Bart knew his life was on the line.  The life he was made to live was being jeopardized.  His identity and hope were at stake.  What did he have to lose by screaming for help at the top of his lungs?

Once Bart made the big scene, everybody was indignant – what a blemish on Jericho’s impression on Jesus – they can’t keep their nobodies quiet.  But Jesus isn’t just anybody.  And he wasn’t the normal somebody.  He stopped.  And then he invited a new somebody – Bart – to come to him.  Jesus asked him what he wanted – more for Bart than Jesus, I think.  Jesus didn’t do anything except to say that his faith made him well.  Bart could see again.  His passionate move paid off.

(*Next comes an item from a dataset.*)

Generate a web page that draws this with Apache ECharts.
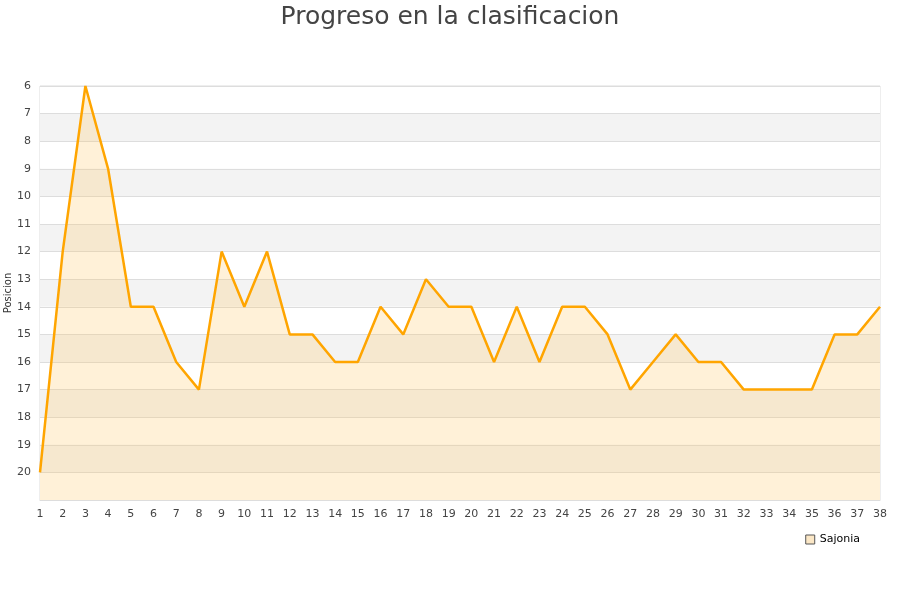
<!DOCTYPE html>
<html>
<head>
<meta charset="utf-8">
<script src="https://cdn.jsdelivr.net/npm/echarts@6/dist/echarts.min.js"></script>
<style>
  html, body { margin: 0; padding: 0; background: #fff; }
  #chart { width: 900px; height: 600px; }
</style>
</head>
<body>
<div id="chart"></div>
<script>
var jornadas = [];
for (var i = 1; i <= 38; i++) jornadas.push(String(i));
var posiciones = [20, 12, 6, 9, 14, 14, 16, 17, 12, 14, 12, 15, 15, 16, 16, 14, 15, 13, 14, 14,
                  16, 14, 16, 14, 14, 15, 17, 16, 15, 16, 16, 17, 17, 17, 17, 15, 15, 14];
var equipo = 'Sajonia';

var chart = echarts.init(document.getElementById('chart'));
var option = {
    backgroundColor: '#fff',
    title: {
        text: 'Progreso en la clasificacion',
        left: 'center',
        top: 0,
        textStyle: { fontFamily: 'DejaVu Sans', fontSize: 25, fontWeight: 'normal', color: '#444' }
    },
    legend: {
        data: [equipo],
        right: 35,
        top: 529,
        itemWidth: 9,
        itemHeight: 9,
        itemGap: 8,
        icon: 'rect',
        textStyle: { fontFamily: 'DejaVu Sans', fontSize: 11, color: '#000' },
        itemStyle: { color: '#fbe7c6', borderColor: '#555', borderWidth: 1 }
    },
    grid: {
        left: 40, right: 20, top: 86, bottom: 100,
        outerBoundsMode: 'none',
        containLabel: false,
        show: true, borderColor: '#ddd', borderWidth: 1
    },
    xAxis: {
        type: 'category',
        data: jornadas,
        boundaryGap: false,
        axisLine: { lineStyle: { color: '#ddd' } },
        axisTick: { show: false },
        axisLabel: { interval: 0, color: '#444', fontFamily: 'DejaVu Sans', fontSize: 11, margin: 9 },
        splitLine: { show: false }
    },
    yAxis: {
        type: 'value',
        inverse: true,
        min: 6,
        max: 21,
        interval: 1,
        name: 'Posicion',
        nameLocation: 'middle',
        nameGap: 27,
        nameMoveOverlap: false,
        nameTextStyle: { color: '#333', fontFamily: 'DejaVu Sans', fontSize: 10 },
        axisLine: { show: false },
        axisTick: { show: false },
        axisLabel: {
            color: '#444', fontFamily: 'DejaVu Sans', fontSize: 11, margin: 9,
            formatter: function (v) { return v === 21 ? '' : v; }
        },
        splitLine: { lineStyle: { color: '#ddd' } },
        splitArea: { show: true, areaStyle: { color: ['#fff', '#f3f3f3'] } }
    },
    series: [{
        name: equipo,
        type: 'line',
        data: posiciones,
        symbol: 'none',
        lineStyle: { color: '#ffa500', width: 2.5 },
        itemStyle: { color: '#fbe7c6' },
        areaStyle: { color: 'rgba(255,195,90,0.34)', origin: 'end' }
    }]
};
chart.setOption(option);
</script>
</body>
</html>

I don’t think Bart was successful because his cries were loud enough to reach heaven.  I think he was successful because his passionate, courageous act broke through all the things that kept him from seeing in the first place.  The visual noise of his peers, his own doubts, his primitive theology, etc.  He realized what he was missing, and called out for help.

Is your life what you envisioned?  Are you consumed and motivated by the life God has given you, or the one you have settled for based on everything else?  Do you realize that now, right now, you have the option to get your sight back?  Now, right now, you have the opportunity to live fully by the Spirit’s script, which is always really, really good.  You can, if you choose, begin living more and more by what you have been called to live rather than what you’ve settle for.

It won’t be easy.  There will be opposition.  From those around you.  And from within.  But life – your life – is on the line.  Are you ready to see again?